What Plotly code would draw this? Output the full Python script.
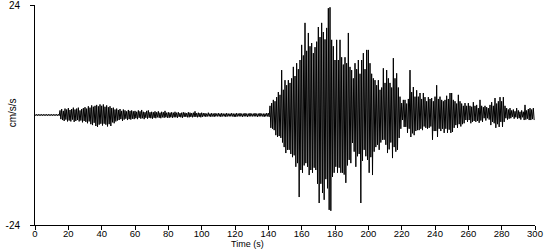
import plotly.graph_objects as go

# one reading per second: upper (hi) and lower (lo) swing of the trace, cm/s/s
sec = list(range(0, 300))

hi_000 = [0.15] * 10
lo_000 = [-0.15] * 10
hi_010 = [0.15, 0.15, 0.15, 0.15, 0.15, 1.0, 1.3, 0.9, 1.4, 1.2]
lo_010 = [-0.15, -0.15, -0.15, -0.15, -0.15, -0.9, -1.1, -1.3, -1.0, -1.4]
hi_020 = [1.5, 1.1, 1.3, 1.6, 1.2, 1.4, 1.6, 1.0, 1.3, 1.5]
lo_020 = [-1.2, -1.4, -1.0, -1.5, -1.3, -1.1, -1.4, -1.2, -1.6, -1.3]
hi_030 = [1.7, 1.4, 1.9, 1.6, 2.1, 1.8, 2.0, 2.2, 1.9, 2.3]
lo_030 = [-1.5, -1.8, -1.4, -2.0, -2.2, -1.7, -2.4, -2.6, -2.1, -1.9]
hi_040 = [2.0, 2.3, 1.8, 2.1, 1.7, 1.9, 1.5, 1.6, 1.2, 1.4]
lo_040 = [-2.3, -1.9, -2.1, -2.5, -2.0, -2.4, -1.6, -1.8, -1.4, -1.2]
hi_050 = [1.1, 1.3, 0.9, 1.2, 1.0, 0.8, 1.1, 0.9, 1.0, 0.8]
lo_050 = [-1.1, -0.9, -1.3, -1.0, -0.8, -1.1, -0.9, -1.0, -0.8, -0.9]
hi_060 = [0.9, 0.7, 1.0, 0.8, 1.1, 0.7, 0.6, 0.9, 1.0, 0.6]
lo_060 = [-0.7, -0.9, -0.6, -0.8, -0.7, -0.9, -0.6, -0.8, -0.6, -0.7]
hi_070 = [0.7, 0.6, 0.8, 0.6, 0.8, 0.5, 0.7, 0.6, 0.9, 0.5]
lo_070 = [-0.8, -0.6, -0.7, -0.5, -0.6, -0.7, -0.5, -0.6, -0.5, -0.6]
hi_080 = [0.6, 0.5, 0.6, 0.5, 0.7, 0.5, 0.6, 0.4, 0.5, 0.6]
lo_080 = [-0.6, -0.5, -0.6, -0.5, -0.5, -0.6, -0.4, -0.5, -0.6, -0.4]
hi_090 = [0.5, 0.4, 0.6, 0.5, 0.4, 0.5, 0.8, 0.4, 0.5, 0.4]
lo_090 = [-0.4, -0.5, -0.5, -0.4, -0.5, -0.4, -0.4, -0.5, -0.4, -0.5]
hi_100 = [0.5, 0.4, 0.4, 0.3, 0.5, 0.3, 0.4, 0.3, 0.4, 0.3]
lo_100 = [-0.4, -0.3, -0.4, -0.3, -0.3, -0.4, -0.3, -0.4, -0.3, -0.3]
hi_110 = [0.4, 0.3, 0.4, 0.3, 0.3, 0.4, 0.3, 0.3, 0.4, 0.3]
lo_110 = [-0.3, -0.4, -0.3, -0.3, -0.4, -0.3, -0.3, -0.3, -0.3, -0.4]
hi_120 = [0.3, 0.4, 0.3, 0.4, 0.3, 0.3, 0.4, 0.3, 0.3, 0.4]
lo_120 = [-0.4, -0.3, -0.3, -0.3, -0.4, -0.3, -0.3, -0.4, -0.3, -0.3]
hi_130 = [0.3, 0.3, 0.4, 0.3, 0.3, 0.4, 0.3, 0.3, 0.3, 0.4]
lo_130 = [-0.3, -0.3, -0.3, -0.4, -0.3, -0.3, -0.3, -0.4, -0.3, -0.3]
hi_140 = [0.4, 2.0, 2.6, 3.3, 3.0, 3.9, 5.0, 4.4, 9.8, 5.5]
lo_140 = [-0.4, -2.8, -3.0, -3.3, -4.4, -4.8, -4.6, -5.0, -6.0, -7.0]
hi_150 = [7.6, 6.5, 7.6, 7.0, 8.0, 10.5, 8.5, 11.3, 10.0, 12.0]
lo_150 = [-8.3, -7.6, -7.6, -8.5, -9.2, -8.8, -11.3, -10.5, -17.9, -12.0]
hi_160 = [15.3, 13.0, 20.1, 14.0, 17.9, 15.0, 15.7, 13.5, 14.8, 16.0]
lo_160 = [-12.6, -11.0, -10.5, -11.3, -13.1, -12.0, -12.6, -11.5, -12.0, -15.0]
hi_170 = [19.2, 17.0, 20.1, 18.1, 16.5, 19.0, 23.3, 23.5, 16.4, 15.0]
lo_170 = [-19.2, -15.0, -17.0, -18.5, -14.0, -16.0, -20.7, -20.9, -13.5, -12.6]
hi_180 = [12.0, 16.4, 12.0, 16.4, 12.6, 11.0, 12.6, 11.3, 17.9, 10.5]
lo_180 = [-11.3, -12.6, -11.5, -12.6, -12.6, -13.0, -14.8, -11.0, -9.8, -10.5]
hi_190 = [9.8, 8.0, 11.3, 10.0, 12.0, 9.0, 12.0, 13.5, 10.0, 14.2]
lo_190 = [-6.1, -8.0, -11.3, -9.0, -8.5, -19.2, -10.0, -7.6, -9.0, -9.8]
hi_200 = [14.2, 11.3, 9.0, 8.0, 7.6, 6.5, 7.6, 5.5, 6.0, 10.2]
lo_200 = [-12.6, -9.2, -13.1, -8.0, -7.0, -6.5, -7.6, -6.0, -5.4, -5.4]
hi_210 = [7.0, 9.8, 8.0, 7.0, 6.0, 12.4, 8.0, 9.1, 6.0, 4.0]
lo_210 = [-6.5, -8.3, -7.5, -6.0, -9.4, -7.0, -8.0, -7.6, -5.0, -3.0]
hi_220 = [2.6, 3.3, 3.3, 2.5, 3.5, 9.8, 5.0, 6.1, 4.0, 5.4]
lo_220 = [-1.1, -2.6, -2.6, -3.9, -3.0, -4.8, -4.0, -4.4, -3.5, -3.3]
hi_230 = [4.0, 4.8, 3.5, 4.8, 3.9, 3.0, 3.9, 3.5, 3.7, 3.0]
lo_230 = [-3.3, -3.0, -3.3, -2.5, -2.8, -3.0, -2.8, -2.5, -5.4, -3.5]
hi_240 = [4.0, 6.5, 3.5, 4.0, 3.3, 3.0, 3.3, 4.2, 3.5, 4.8]
lo_240 = [-3.5, -4.8, -3.0, -3.5, -3.0, -3.9, -3.0, -3.9, -3.2, -3.9]
hi_250 = [4.8, 3.3, 3.0, 2.5, 4.4, 3.0, 2.5, 2.0, 2.6, 2.0]
lo_250 = [-3.7, -2.8, -2.2, -2.8, -2.0, -2.5, -2.0, -1.8, -1.1, -1.5]
hi_260 = [2.6, 2.0, 1.8, 2.8, 2.0, 2.2, 1.5, 3.3, 2.0, 1.7]
lo_260 = [-1.1, -1.8, -1.5, -1.3, -1.5, -1.3, -1.7, -1.2, -1.5, -0.7]
hi_270 = [2.0, 1.7, 1.5, 2.2, 2.8, 2.0, 3.7, 2.5, 3.0, 3.9]
lo_270 = [-1.2, -0.7, -1.0, -2.2, -1.5, -1.8, -2.8, -2.0, -2.6, -1.5]
hi_280 = [3.0, 3.9, 2.0, 1.5, 1.2, 1.5, 1.0, 1.2, 0.8, 1.5]
lo_280 = [-2.6, -1.5, -0.7, -1.0, -0.8, -0.7, -0.4, -0.8, -0.5, -0.8]
hi_290 = [1.0, 0.7, 1.0, 0.7, 2.2, 1.0, 1.3, 1.5, 1.2, 1.5]
lo_290 = [-0.7, -1.0, -0.5, -1.1, -1.0, -0.8, -1.1, -1.1, -0.9, -1.1]

hi = (hi_000 + hi_010 + hi_020 + hi_030 + hi_040 + hi_050 + hi_060 + hi_070 + hi_080
      + hi_090 + hi_100 + hi_110 + hi_120 + hi_130 + hi_140 + hi_150 + hi_160 + hi_170
      + hi_180 + hi_190 + hi_200 + hi_210 + hi_220 + hi_230 + hi_240 + hi_250 + hi_260
      + hi_270 + hi_280 + hi_290)
lo = (lo_000 + lo_010 + lo_020 + lo_030 + lo_040 + lo_050 + lo_060 + lo_070 + lo_080
      + lo_090 + lo_100 + lo_110 + lo_120 + lo_130 + lo_140 + lo_150 + lo_160 + lo_170
      + lo_180 + lo_190 + lo_200 + lo_210 + lo_220 + lo_230 + lo_240 + lo_250 + lo_260
      + lo_270 + lo_280 + lo_290)

x_ticks = list(range(0, 301, 20))
y_ticks = [-24, 24]
y_tick_text = ["-24", "24"]

# trace path: each second swings up to its hi reading, then down to its lo reading
xs, ys = [], []
for t, h, l in zip(sec, hi, lo):
    xs += [t, t + 0.5]
    ys += [h, l]

FONT = "Arial, Liberation Sans, sans-serif"

fig = go.Figure(go.Scatter(
    x=xs, y=ys, mode="lines",
    line=dict(color="black", width=1), hoverinfo="skip", showlegend=False))

fig.update_layout(
    template="none",
    width=550, height=250,
    margin=dict(l=35, r=15, t=5, b=25, pad=0),
    paper_bgcolor="white", plot_bgcolor="white",
    font=dict(family=FONT, size=10, color="black"),
    xaxis=dict(range=[0, 300], tickvals=x_ticks, showgrid=False, zeroline=False,
               automargin=False, showline=True, linecolor="black", linewidth=1,
               ticks="outside", ticklen=4, tickwidth=1, tickcolor="black",
               ticklabelstandoff=-4, ticklabeloverflow="allow",
               tickfont=dict(size=9.5)),
    yaxis=dict(range=[-24, 24], tickvals=y_ticks, ticktext=y_tick_text,
               showgrid=False, zeroline=False,
               automargin=False, showline=True, linecolor="black", linewidth=1,
               ticks="outside", ticklen=4, tickwidth=1, tickcolor="black",
               ticklabelstandoff=8, ticklabeloverflow="allow",
               tickfont=dict(size=10)),
    annotations=[
        dict(text="Time (s)", xref="paper", yref="paper", x=0.424, y=-0.1136,
             xanchor="center", yanchor="bottom", showarrow=False, borderpad=0,
             font=dict(size=9)),
        dict(text="cm/s/s", xref="paper", yref="paper", x=-0.045, y=0.51,
             xanchor="center", yanchor="middle", textangle=-90, showarrow=False,
             font=dict(size=10)),
    ],
)

fig.write_html("out.html")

REQUIREMENT: Restate the material word for word from its first line through the line containing "sec = list(range(0, 300))", both included; the pictures do not belong in it.

WORKED ANSWER:
What Plotly code would draw this? Output the full Python script.
import plotly.graph_objects as go

# one reading per second: upper (hi) and lower (lo) swing of the trace, cm/s/s
sec = list(range(0, 300))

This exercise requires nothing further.